Vous étiez gaucher, mais pas un gaucher naturel, plutôt “formé”. Est-ce vrai ?- Oui ! Comment suis-je devenu gaucher ? Je ne savais rien faire avec ma jambe gauche, mais comme jeune joueur, j'ai été mis sur l’aile gauche et j’ai commencé à m’entraîner comme un fou. J’ai appris à jouer et à feinter avec les deux jambes. On peut progresser beaucoup avec suffisamment de travail. C’est-à-dire que si on travaille assez, on peut apprendre tout, sauf la vitesse.
Vos meilleurs matchs pour le Dinamo étaient contre l'Hajduk, mais beaucoup de gens ne savent pas que vous avez joué pour Hajduk également…- L'Hajduk s’est intéressé à moi. Je suis même allé en tournée avec l'Hajduk en Amerique du Nord. J’ai passé dix jours avec eux. Ivica Surjak et Jurica Jerkovic étaient là avec la sélection nationale, et moi, j’étais invité, même si j’étais en train de récupérer après une blessure. J’ai reçu une récompense comme tous les joueurs de l'Hajduk, le club a été très honnête. Mais, mes meilleurs matchs étaient effectivement contre l'Hajduk. J’ai marqué pendant la célèbre rencontre de mai 1979, quand on a gagné à Plinara par 2:1 grâce à mon but à la dernière minute. On a triomphé contre l'Hajduk 5:1 également à Split, et une fois on a emporté la victoire 3:2 après avoir été menés 0:2.

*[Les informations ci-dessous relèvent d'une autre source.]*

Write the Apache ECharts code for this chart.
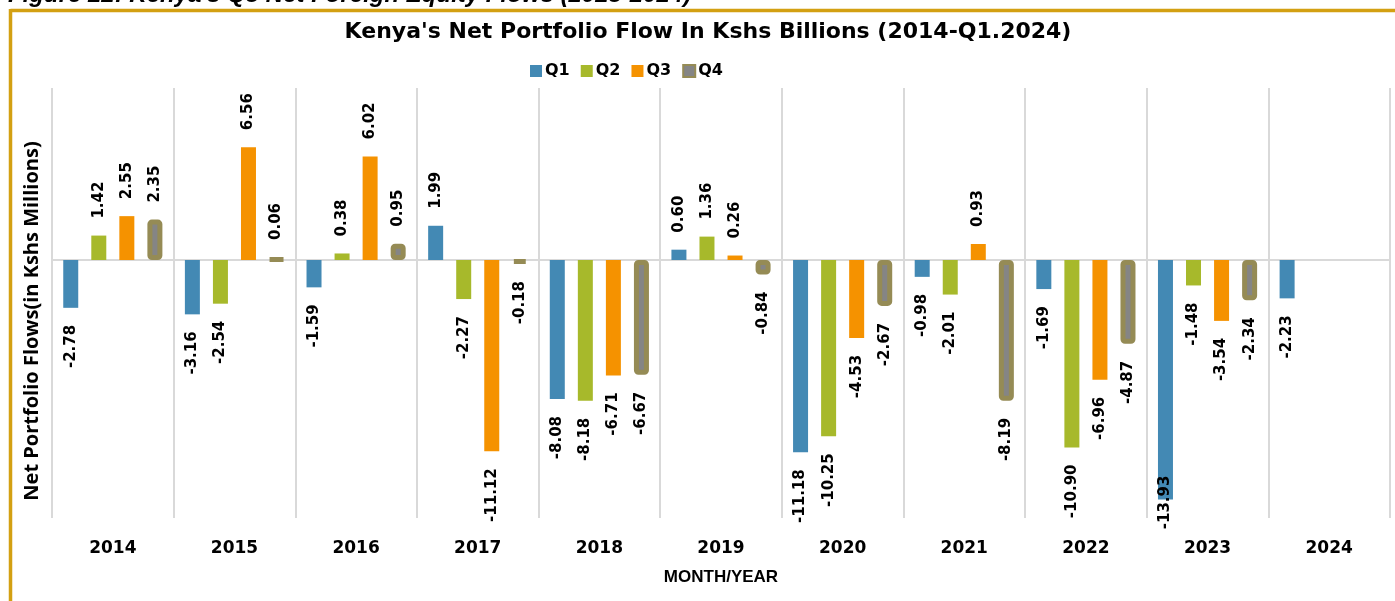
<!DOCTYPE html>
<html>
<head>
<meta charset="utf-8">
<title>Kenya's Net Portfolio Flow</title>
<script src="https://cdn.jsdelivr.net/npm/echarts@6/dist/echarts.min.js"></script>
<style>
  html, body { margin: 0; padding: 0; background: #fff; }
  #chart { width: 1395px; height: 601px; }
</style>
</head>
<body>
<div id="chart"></div>
<script>
const years = ['2014', '2015', '2016', '2017', '2018', '2019', '2020', '2021', '2022', '2023', '2024'];
const q1 = [-2.78, -3.16, -1.59, 1.99, -8.08, 0.60, -11.18, -0.98, -1.69, -13.93, -2.23];
const q2 = [1.42, -2.54, 0.38, -2.27, -8.18, 1.36, -10.25, -2.01, -10.90, -1.48, null];
const q3 = [2.55, 6.56, 6.02, -11.12, -6.71, 0.26, -4.53, 0.93, -6.96, -3.54, null];
const q4 = [2.35, 0.06, 0.95, -0.18, -6.67, -0.84, -2.67, -8.19, -4.87, -2.34, null];

const gold = '#D3A012';

// labels sit past the end of each bar, reading bottom to top
function withLabels (values) {
  return values.map(v => {
    if (v == null) return null;
    let label = v < 0
      ? { position: 'bottom', align: 'right' }
      : { position: 'top', align: 'left' };
    // the deepest bar keeps its label inside the plot, like the original
    if (v < -13) label.distance = -24;
    return { value: v, label: label };
  });
}

function barSeries (name, values, color, extra) {
  return Object.assign({
    name: name,
    type: 'bar',
    barWidth: 15,
    barGap: '87%',
    data: withLabels(values),
    itemStyle: { color: color },
    label: {
      show: true,
      rotate: 90,
      distance: 17,
      verticalAlign: 'middle',
      color: '#000',
      fontFamily: 'DejaVu Sans',
      fontWeight: 'bold',
      fontSize: 15,
      formatter: p => p.value.toFixed(2)
    }
  }, extra || {});
}

let chart = echarts.init(document.getElementById('chart'));
let option = {
  backgroundColor: '#fff',
  animation: false,
  title: {
    text: "Kenya's Net Portfolio Flow In Kshs Billions (2014-Q1.2024)",
    left: 708,
    textAlign: 'center',
    top: 21,
    padding: 0,
    textStyle: {
      fontFamily: 'DejaVu Sans',
      fontWeight: 'bold',
      fontSize: 22,
      color: '#000'
    }
  },
  legend: {
    data: ['Q1', 'Q2', 'Q3', 'Q4'],
    left: 525,
    top: 58,
    icon: 'rect',
    itemWidth: 12,
    itemHeight: 12,
    itemGap: 11,
    textStyle: {
      fontFamily: 'DejaVu Sans',
      fontWeight: 600,
      fontSize: 16,
      color: '#000',
      padding: [0, 0, 0, -2]
    }
  },
  grid: {
    left: 52,
    right: 5,
    top: 88,
    bottom: 83
  },
  xAxis: {
    type: 'category',
    data: years,
    name: 'MONTH/YEAR',
    nameLocation: 'middle',
    nameGap: 51,
    nameTextStyle: {
      fontFamily: 'Liberation Sans',
      fontWeight: 'bold',
      fontSize: 17,
      color: '#000'
    },
    axisLine: { show: false },
    axisTick: { show: false },
    axisLabel: {
      margin: 22,
      color: '#000',
      fontFamily: 'DejaVu Sans',
      fontWeight: 'bold',
      fontSize: 17
    },
    splitLine: {
      show: true,
      lineStyle: { color: '#d9d9d9', width: 2 }
    }
  },
  yAxis: {
    type: 'value',
    min: -15,
    max: 10,
    interval: 5,
    axisLine: { show: false },
    axisTick: { show: false },
    axisLabel: { show: false },
    splitLine: { show: false }
  },
  series: [
    barSeries('Q1', q1, '#4389B4', {
      markLine: {
        silent: true,
        symbol: 'none',
        z: 1,
        label: { show: false },
        lineStyle: { color: '#d9d9d9', width: 2, type: 'solid' },
        data: [{ yAxis: 0 }]
      }
    }),
    barSeries('Q2', q2, '#A7B92B'),
    barSeries('Q3', q3, '#F59200'),
    barSeries('Q4', q4, '#858585', {
      itemStyle: {
        color: '#858585',
        borderColor: '#958B55',
        borderWidth: 5,
        borderRadius: 2
      }
    })
  ],
  graphic: [
    {
      type: 'text',
      x: 8,
      y: -5,
      style: {
        text: "Figure 22: Kenya's Q3 Net Foreign Equity Flows (2023-2024)",
        font: 'italic bold 24px "Liberation Sans"',
        fill: '#000',
        verticalAlign: 'middle'
      }
    },
    {
      type: 'line',
      shape: { x1: 10.5, y1: 10.5, x2: 1395, y2: 10.5 },
      style: { stroke: gold, lineWidth: 3.5 }
    },
    {
      type: 'line',
      shape: { x1: 10.5, y1: 9, x2: 10.5, y2: 601 },
      style: { stroke: gold, lineWidth: 3.5 }
    },
    {
      type: 'text',
      x: 32,
      y: 321,
      rotation: Math.PI / 2,
      style: {
        text: 'Net Portfolio Flows(in Kshs Millions)',
        font: 'bold 20px "Open Sans"',
        fill: '#000',
        align: 'center',
        verticalAlign: 'middle'
      }
    }
  ]
};
chart.setOption(option);
window.addEventListener('resize', () => chart.resize());
</script>
</body>
</html>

Par un concours de circonstances mais aussi parce que d'autres joueurs bénéficiaient d'un certain favoritisme, vous n’avez joué que sept matchs pour l’équipe nationale yougoslave. Quel regard portez-vous aujourd'hui sur ce sujet ?- Quant la demi-finale de l'Euro 1976 s'est joué à Belgrade, on menait 2:1, et on a finalement perdu 2:4. J’étais réserviste. L’entraineur Mladinic m’aimait bien. Mais, l’entraineur Miljanic m’a énervé quand il ne m’a pas invité pour le match décisif contre l’Espagne à Francfort (1974). J’étais dans l’équipe nationale comme remplaçant lors du célèbre match contre la Grèce, que l'on devait gagner par deux buts d'écart pour passer, et on l’a fait grâce à un but de Karasi à la dernière seconde. Je me suis échauffé, je remettais les ballons sur le terrain, car en Grèce il n’y avait personne pour rendre le ballon lorsqu'il sortait du terrain. Les Grecs gagnaient du temps. C’est moi qui ai remis la balle pour le corner décisif. J’étais déçu. Et l'Hajduk était privilégié à l’époque : ils protestaient dès qu’il n’y avait pas au moins six ou sept de ses joueurs dans la sélection nationale. Le Dinamo n’a, par contre, jamais protesté quand je n’étais pas sélectionné, et pourtant je jouais brillamment, j’étais dans la forme de ma vie. Personne ne m’a “poussé”, personne ! Il y a eu des injustices et il y en aura toujours.
Aujourd’hui encore, vous êtes considéré comme le meilleur joueur de l'histoire de Brest, où ont également évolué Vladimir Petrovic, David Ginola ou bien encore Franck Ribery...- Mes années brestoises étaient magnifiques, on disait que j'étais l'égal de Platini à Nancy ou de Dzajic à Bastia, que j'étais le leader de l’équipe, un joueur prodigieux. Il y avait des injustices à Brest aussi, et quelques fois je me suis rebellé, j’ai demandé justice. Des fois ils disaient que j’avais un caractère difficile. Mais, j’ai joué de tout mon cœur et j’ai eu beaucoup de succès. Je suis heureux que les Francais ne m’aient pas oublié. À l'inverse, je ne suis pas content qu'en Croatie, on oublie si facilement.